(PRWEB) January 31, 2014
The stats are in: Costa Rica set a new high for tourism in 2013.
After the collapse of the U.S. economy in 2008, tourism and real estate in Costa Rica were greatly affected. American visitors historically represented nearly 40% of the tourism to the country, and with less spending money than ever, planned trips to Costa Rica were cancelled and delayed. While the economy of the San Jose area continued to flourish, the beach areas suffered due to their dependency on foreign tourism.
In 2013 Costa Rica welcomed a total of 2.42 million visitors—an increase of 3.6% from 2012. 1.6 million of these visitors arrived by air, and 800,000 arrived by sea. This data is confirmed and supported by both the ICT (Costa Rican Tourism Board) and also the World Tourism Organization.
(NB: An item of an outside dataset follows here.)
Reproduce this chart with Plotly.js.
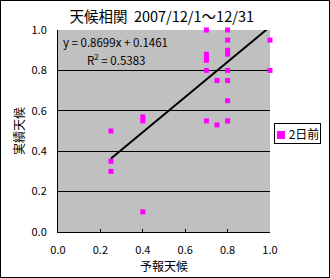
<!DOCTYPE html>
<html>
<head>
<meta charset="utf-8">
<script src="https://cdn.plot.ly/plotly-3.0.1.min.js"></script>
<style>
html,body{margin:0;padding:0;background:#fff;}
#wrap{position:relative;width:330px;height:278px;}
#chart{width:330px;height:278px;}
#frame{position:absolute;left:0;top:0;width:328px;height:276px;border:1px solid #000;pointer-events:none;}
</style>
</head>
<body>
<div id="wrap"><div id="chart"></div><div id="frame"></div></div>
<script>
// Data
const forecast = [0.25,0.25,0.25, 0.4,0.4,0.4, 0.7,0.7,0.7,0.7,0.7,0.7, 0.75,0.75, 0.8,0.8,0.8,0.8,0.8,0.8,0.8,0.8, 1.0,1.0];
const actual   = [0.50,0.35,0.30, 0.57,0.55,0.10, 1.00,0.88,0.86,0.85,0.80,0.55, 0.75,0.53, 1.00,0.95,0.90,0.88,0.80,0.75,0.65,0.55, 0.95,0.80];
const seriesName = "2日前";
const trendSlope = 0.8699;
const trendIntercept = 0.1461;
const r2 = 0.5383;
const tickVals = [0,0.2,0.4,0.6,0.8,1.0];
const tickText = ["0.0","0.2","0.4","0.6","0.8","1.0"];
const markerColor = '#ff00ff';

const xmin = Math.min(...forecast), xmax = Math.max(...forecast);
const trendX = [xmin, xmax];
const trendY = trendX.map(v => trendSlope*v + trendIntercept);

const FONT = "'Noto Sans CJK JP', 'Liberation Sans', sans-serif";

const traces = [
  {x: forecast, y: actual, type: 'scatter', mode: 'markers', name: seriesName,
   marker: {symbol: 'square', size: 5, color: markerColor}, cliponaxis: false, showlegend: false},
  {x: trendX, y: trendY, type: 'scatter', mode: 'lines', showlegend: false,
   line: {color: '#000', width: 2}, hoverinfo: 'skip'}
];

const layout = {
  width: 330, height: 278,
  margin: {l: 58, r: 60, t: 30, b: 46, autoexpand: false},
  paper_bgcolor: '#fff', plot_bgcolor: '#c0c0c0',
  font: {family: FONT, size: 11, color: '#000'},
  title: {text: '天候相関  2007/12/1～12/31', font: {family: FONT, size: 14.5, color: '#000'},
          x: 0.49, xanchor: 'center', y: 0.94, yanchor: 'middle'},
  xaxis: {range: [0, 1], tickvals: tickVals, ticktext: tickText, showgrid: false,
          zeroline: false, showline: true, linecolor: '#000', linewidth: 1,
          ticks: 'inside', ticklen: 3, tickcolor: '#000', ticklabelstandoff: 8,
          tickfont: {size: 11}, title: {text: '予報天候', font: {size: 12}, standoff: 0}},
  yaxis: {range: [0, 1], tickvals: tickVals, ticktext: tickText, showgrid: true,
          gridcolor: '#000', gridwidth: 1, zeroline: false, showline: true, linecolor: '#000',
          linewidth: 1, ticks: 'inside', ticklen: 3, tickcolor: '#000', ticklabelstandoff: 8,
          tickfont: {size: 11}, title: {text: '実績天候', font: {size: 12}, standoff: 4}},
  showlegend: false,
  annotations: [
    {xref: 'paper', yref: 'paper', x: 0.012, y: 0.94, xanchor: 'left', yanchor: 'middle',
     text: 'y = ' + trendSlope.toFixed(4) + 'x + ' + trendIntercept.toFixed(4), showarrow: false,
     font: {size: 11.5}},
    {xref: 'paper', yref: 'paper', x: 0.125, y: 0.855, xanchor: 'left', yanchor: 'middle',
     text: 'R<sup>2</sup> = ' + r2.toFixed(4), showarrow: false, font: {size: 11.5}},
    {xref: 'paper', yref: 'paper', x: 1.13, y: 0.49, xanchor: 'center', yanchor: 'middle',
     text: '<span style="color:' + markerColor + ';font-size:10px">■</span> ' + seriesName,
     showarrow: false, bgcolor: '#fff', bordercolor: '#000', borderwidth: 1, borderpad: 1,
     font: {size: 12}}
  ]
};

Plotly.newPlot('chart', traces, layout, {displayModeBar: false, staticPlot: true});
</script>
</body>
</html>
Canatour, the Costa Rican Tourism Institute, stated that to maintain a steady and sustainable increase in tourism in 2014, it will require government action in the form of reduced energy costs and improved infrastructure. Country-wide, there are over half a million people directly involved in the tourism industry—and this is largely focused on the coast.
Areas such as Quepos & Manuel Antonio are well positioned for future growth. For several years, the local municipality has been focusing its efforts on the improvement of local roads, parks and other infrastructure. A few years ago the problematic aqueduct was replaced, and currently the entire electrical system is being upgraded. Cell phone service used to be limited only to certain areas around town, but is now everywhere. In addition to several new parks in Quepos is the ‘malecon’—a pedestrian-only esplanade along the waterfront which hosts a colorful Saturday farmer’s market. Other improvements, such as the new Pez Vela marina or airport expansion will only further open up the area for increased tourism.
“This is all good news for local business owners and vacation rental agencies,” quoted Kent Thompson, the manager at the Shana Residences luxury condominiums. “With the increase in the number of vacation rental homes and condos in the area during the past five years, we need the increased tourism to help balance things out.”
The good news is that 2014 is shaping up to be a positive year for tourism in Costa Rica. As the U.S. economy continues to improve, and people have more disposable income—and time—the planned and procrastinated trip to Costa Rica is back on the calendar.